**Required work**.
Going through the material below, please gather all lines with the word "chart" in them.

========================

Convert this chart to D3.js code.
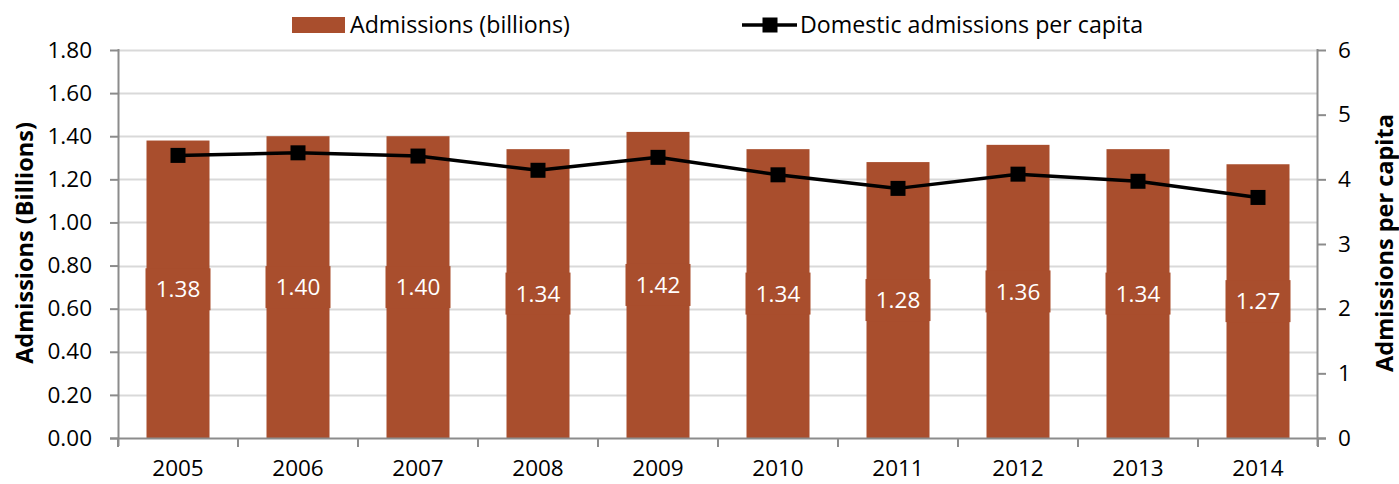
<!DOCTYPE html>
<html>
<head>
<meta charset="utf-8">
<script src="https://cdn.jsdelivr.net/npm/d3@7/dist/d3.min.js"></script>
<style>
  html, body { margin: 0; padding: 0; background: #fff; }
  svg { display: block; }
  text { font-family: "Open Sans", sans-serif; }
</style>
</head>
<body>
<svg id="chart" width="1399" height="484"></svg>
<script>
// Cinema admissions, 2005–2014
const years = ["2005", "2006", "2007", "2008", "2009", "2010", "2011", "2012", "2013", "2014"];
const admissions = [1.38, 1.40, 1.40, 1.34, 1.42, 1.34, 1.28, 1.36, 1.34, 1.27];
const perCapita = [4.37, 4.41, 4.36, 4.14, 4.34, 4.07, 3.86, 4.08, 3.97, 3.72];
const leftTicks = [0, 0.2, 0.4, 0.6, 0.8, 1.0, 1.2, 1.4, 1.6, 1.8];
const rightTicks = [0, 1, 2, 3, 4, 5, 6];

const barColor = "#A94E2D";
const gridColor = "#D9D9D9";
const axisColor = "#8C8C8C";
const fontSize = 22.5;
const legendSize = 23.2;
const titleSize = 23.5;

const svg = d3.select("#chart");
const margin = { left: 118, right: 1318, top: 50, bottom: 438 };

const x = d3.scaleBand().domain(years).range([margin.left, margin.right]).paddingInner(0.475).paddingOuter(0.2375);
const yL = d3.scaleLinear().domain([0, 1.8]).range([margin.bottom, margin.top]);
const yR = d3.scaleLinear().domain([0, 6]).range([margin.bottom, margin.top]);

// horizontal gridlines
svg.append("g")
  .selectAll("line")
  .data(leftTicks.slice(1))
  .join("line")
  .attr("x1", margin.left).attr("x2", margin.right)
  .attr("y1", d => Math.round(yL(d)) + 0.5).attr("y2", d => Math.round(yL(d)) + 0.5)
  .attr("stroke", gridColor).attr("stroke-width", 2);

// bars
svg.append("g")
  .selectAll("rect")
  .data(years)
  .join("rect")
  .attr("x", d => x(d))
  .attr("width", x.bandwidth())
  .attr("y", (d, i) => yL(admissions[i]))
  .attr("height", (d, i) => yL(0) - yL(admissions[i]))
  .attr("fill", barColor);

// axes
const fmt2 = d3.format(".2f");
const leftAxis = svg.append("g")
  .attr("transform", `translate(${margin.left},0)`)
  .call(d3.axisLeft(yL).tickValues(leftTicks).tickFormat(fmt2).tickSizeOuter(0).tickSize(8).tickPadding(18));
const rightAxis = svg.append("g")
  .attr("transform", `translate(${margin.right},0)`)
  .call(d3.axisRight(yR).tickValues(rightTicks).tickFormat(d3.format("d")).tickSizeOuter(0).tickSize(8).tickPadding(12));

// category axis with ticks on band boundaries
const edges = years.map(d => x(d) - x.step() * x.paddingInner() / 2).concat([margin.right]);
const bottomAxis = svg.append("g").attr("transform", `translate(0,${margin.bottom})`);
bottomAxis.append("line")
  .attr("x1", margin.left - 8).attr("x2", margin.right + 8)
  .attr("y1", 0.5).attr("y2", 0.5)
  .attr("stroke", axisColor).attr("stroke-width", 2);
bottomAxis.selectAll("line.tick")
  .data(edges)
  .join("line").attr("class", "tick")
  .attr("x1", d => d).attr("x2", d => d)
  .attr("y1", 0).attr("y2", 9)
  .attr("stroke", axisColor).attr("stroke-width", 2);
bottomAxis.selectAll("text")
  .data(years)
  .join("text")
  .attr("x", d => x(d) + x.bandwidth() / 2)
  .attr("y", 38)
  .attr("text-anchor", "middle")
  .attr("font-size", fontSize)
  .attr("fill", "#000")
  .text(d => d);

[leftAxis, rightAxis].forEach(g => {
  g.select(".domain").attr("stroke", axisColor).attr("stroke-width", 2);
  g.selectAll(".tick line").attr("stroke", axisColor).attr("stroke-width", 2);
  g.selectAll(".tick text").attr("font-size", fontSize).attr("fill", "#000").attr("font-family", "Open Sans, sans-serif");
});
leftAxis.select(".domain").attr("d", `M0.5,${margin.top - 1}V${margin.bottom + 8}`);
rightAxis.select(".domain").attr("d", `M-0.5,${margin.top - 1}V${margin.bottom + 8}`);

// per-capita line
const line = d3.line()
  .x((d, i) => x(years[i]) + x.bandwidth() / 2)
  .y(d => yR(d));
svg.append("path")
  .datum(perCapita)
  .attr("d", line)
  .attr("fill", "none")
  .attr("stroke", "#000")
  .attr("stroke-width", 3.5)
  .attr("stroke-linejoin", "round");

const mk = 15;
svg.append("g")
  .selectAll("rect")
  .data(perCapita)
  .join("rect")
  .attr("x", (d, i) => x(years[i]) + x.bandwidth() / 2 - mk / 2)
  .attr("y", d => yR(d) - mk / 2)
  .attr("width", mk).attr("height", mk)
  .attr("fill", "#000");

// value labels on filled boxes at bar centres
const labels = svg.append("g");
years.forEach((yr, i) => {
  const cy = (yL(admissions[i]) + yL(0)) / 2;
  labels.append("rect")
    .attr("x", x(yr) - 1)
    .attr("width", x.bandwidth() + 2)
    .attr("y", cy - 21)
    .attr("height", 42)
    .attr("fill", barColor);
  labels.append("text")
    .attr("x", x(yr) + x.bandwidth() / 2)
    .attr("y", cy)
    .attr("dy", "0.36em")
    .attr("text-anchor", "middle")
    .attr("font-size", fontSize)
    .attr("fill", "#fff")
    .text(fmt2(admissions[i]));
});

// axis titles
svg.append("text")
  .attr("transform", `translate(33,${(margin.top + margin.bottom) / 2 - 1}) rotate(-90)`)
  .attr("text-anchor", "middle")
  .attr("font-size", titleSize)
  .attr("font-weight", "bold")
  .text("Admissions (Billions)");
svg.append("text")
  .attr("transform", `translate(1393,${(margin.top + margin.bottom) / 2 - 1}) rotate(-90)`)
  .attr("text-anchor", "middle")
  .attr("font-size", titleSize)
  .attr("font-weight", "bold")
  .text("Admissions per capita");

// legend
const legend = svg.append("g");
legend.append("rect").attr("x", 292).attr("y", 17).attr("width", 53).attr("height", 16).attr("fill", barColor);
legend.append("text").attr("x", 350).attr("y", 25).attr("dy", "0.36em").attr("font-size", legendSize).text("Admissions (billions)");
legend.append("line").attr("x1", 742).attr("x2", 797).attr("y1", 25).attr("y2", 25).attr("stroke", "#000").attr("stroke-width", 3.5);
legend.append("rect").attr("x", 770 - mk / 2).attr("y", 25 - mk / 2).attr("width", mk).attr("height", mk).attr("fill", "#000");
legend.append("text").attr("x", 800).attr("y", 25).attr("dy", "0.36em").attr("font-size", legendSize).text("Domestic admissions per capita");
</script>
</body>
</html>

========================

**The response**.
Convert this chart to D3.js code.
<svg id="chart" width="1399" height="484"></svg>
const svg = d3.select("#chart");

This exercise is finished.